» **EXERCISE**
Will you output all of the data below exactly, omitting the images?

» **DATA**

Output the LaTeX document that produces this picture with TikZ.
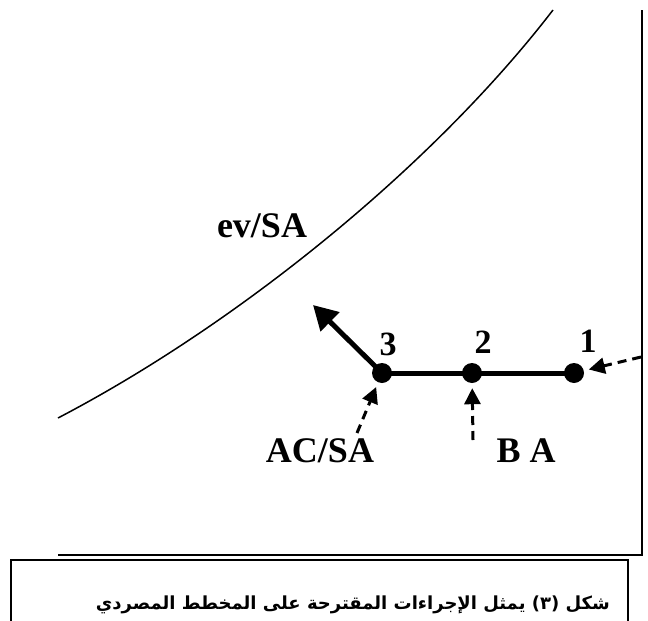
\documentclass[tikz,border=0pt]{standalone}
\usepackage{fontspec}
\usepackage{tikz}
\usetikzlibrary{arrows.meta, positioning, calc}
\setmainfont{Liberation Serif}
\newfontfamily\arabicfont[Script=Arabic]{DejaVu Sans}
\TeXXeTstate=1
\tikzset{
	ptdot/.style={circle, fill=black, minimum size=20pt, inner sep=0pt},
	ptnum/.style={anchor=base, font=\fontsize{34}{34}\selectfont\bfseries, inner sep=0pt},
	curvelabel/.style={anchor=base, font=\fontsize{36}{36}\selectfont\bfseries, inner sep=0pt},
	pathline/.style={line width=5pt},
	movearrow/.style={line width=5pt, -{Triangle[length=24pt,width=26pt]}},
	hintarrow/.style={line width=3pt, dash pattern=on 9pt off 6pt, -{Triangle[length=16pt,width=16pt]}, shorten >=5pt},
	axisline/.style={line width=2pt},
}

\begin{document}
\begin{tikzpicture}[x=1pt, y=-1pt]
	\useasboundingbox (0,0) rectangle (648,621);
	% axes
	\draw[axisline] (642,10) -- (642,555) -- (58,555);
	% curve
	\draw[line width=1.5pt] (58,418) .. controls (238,324) and (433,166) .. (553,10);
	\node[curvelabel] (evsa) at (262,237) {ev/SA};
	% points on the path
	\node[ptdot] (p1) at (574,373) {};
	\node[ptdot] (p2) at (472,373) {};
	\node[ptdot] (p3) at (382,373) {};
	\draw[pathline] (p3.center) -- (p2.center) -- (p1.center);
	\coordinate (tip) at (313,305);
	\draw[movearrow] (p3.center) -- (tip);
	\node[ptnum] (n1) at (588,352) {1};
	\node[ptnum] (n2) at (483,353) {2};
	\node[ptnum] (n3) at (388,355) {3};
	% hints
	\node[curvelabel] (acsa) at (320,462) {AC/SA};
	\node[curvelabel] (ba) at (526,462) {B A};
	\coordinate (h1) at (641,357);
	\coordinate (h3) at (357,433);
	\coordinate (h2) at (473,440);
	\draw[hintarrow] (h1) -- (p1);
	\draw[hintarrow] (h3) -- (p3);
	\draw[hintarrow] (h2) -- (p2);
	% caption
	\draw[line width=1.5pt] (11,622) -- (11,560) -- (628,560) -- (628,622);
	\node[anchor=east, inner sep=0pt, font=\arabicfont\bfseries\fontsize{18}{18}\selectfont] (cap) at (610,605)
		{\beginR شكل (٣) يمثل الإجراءات المقترحة على المخطط المصردي\endR};
\end{tikzpicture}
\end{document}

» **THE OUTPUT**
Output the LaTeX document that produces this picture with TikZ.
\documentclass[tikz,border=0pt]{standalone}
\usepackage{fontspec}
\usepackage{tikz}
\usetikzlibrary{arrows.meta, positioning, calc}
\setmainfont{Liberation Serif}
\newfontfamily\arabicfont[Script=Arabic]{DejaVu Sans}
\TeXXeTstate=1
\tikzset{
	ptdot/.style={circle, fill=black, minimum size=20pt, inner sep=0pt},
	ptnum/.style={anchor=base, font=\fontsize{34}{34}\selectfont\bfseries, inner sep=0pt},
	curvelabel/.style={anchor=base, font=\fontsize{36}{36}\selectfont\bfseries, inner sep=0pt},
	pathline/.style={line width=5pt},
	movearrow/.style={line width=5pt, -{Triangle[length=24pt,width=26pt]}},
	hintarrow/.style={line width=3pt, dash pattern=on 9pt off 6pt, -{Triangle[length=16pt,width=16pt]}, shorten >=5pt},
	axisline/.style={line width=2pt},
}

\begin{document}
\begin{tikzpicture}[x=1pt, y=-1pt]
	\useasboundingbox (0,0) rectangle (648,621);
	% axes
	\draw[axisline] (642,10) -- (642,555) -- (58,555);
	% curve
	\draw[line width=1.5pt] (58,418) .. controls (238,324) and (433,166) .. (553,10);
	\node[curvelabel] (evsa) at (262,237) {ev/SA};
	% points on the path
	\node[ptdot] (p1) at (574,373) {};
	\node[ptdot] (p2) at (472,373) {};
	\node[ptdot] (p3) at (382,373) {};
	\draw[pathline] (p3.center) -- (p2.center) -- (p1.center);
	\coordinate (tip) at (313,305);
	\draw[movearrow] (p3.center) -- (tip);
	\node[ptnum] (n1) at (588,352) {1};
	\node[ptnum] (n2) at (483,353) {2};
	\node[ptnum] (n3) at (388,355) {3};
	% hints
	\node[curvelabel] (acsa) at (320,462) {AC/SA};
	\node[curvelabel] (ba) at (526,462) {B A};
	\coordinate (h1) at (641,357);
	\coordinate (h3) at (357,433);
	\coordinate (h2) at (473,440);
	\draw[hintarrow] (h1) -- (p1);
	\draw[hintarrow] (h3) -- (p3);
	\draw[hintarrow] (h2) -- (p2);
	% caption
	\draw[line width=1.5pt] (11,622) -- (11,560) -- (628,560) -- (628,622);
	\node[anchor=east, inner sep=0pt, font=\arabicfont\bfseries\fontsize{18}{18}\selectfont] (cap) at (610,605)
		{\beginR شكل (٣) يمثل الإجراءات المقترحة على المخطط المصردي\endR};
\end{tikzpicture}
\end{document}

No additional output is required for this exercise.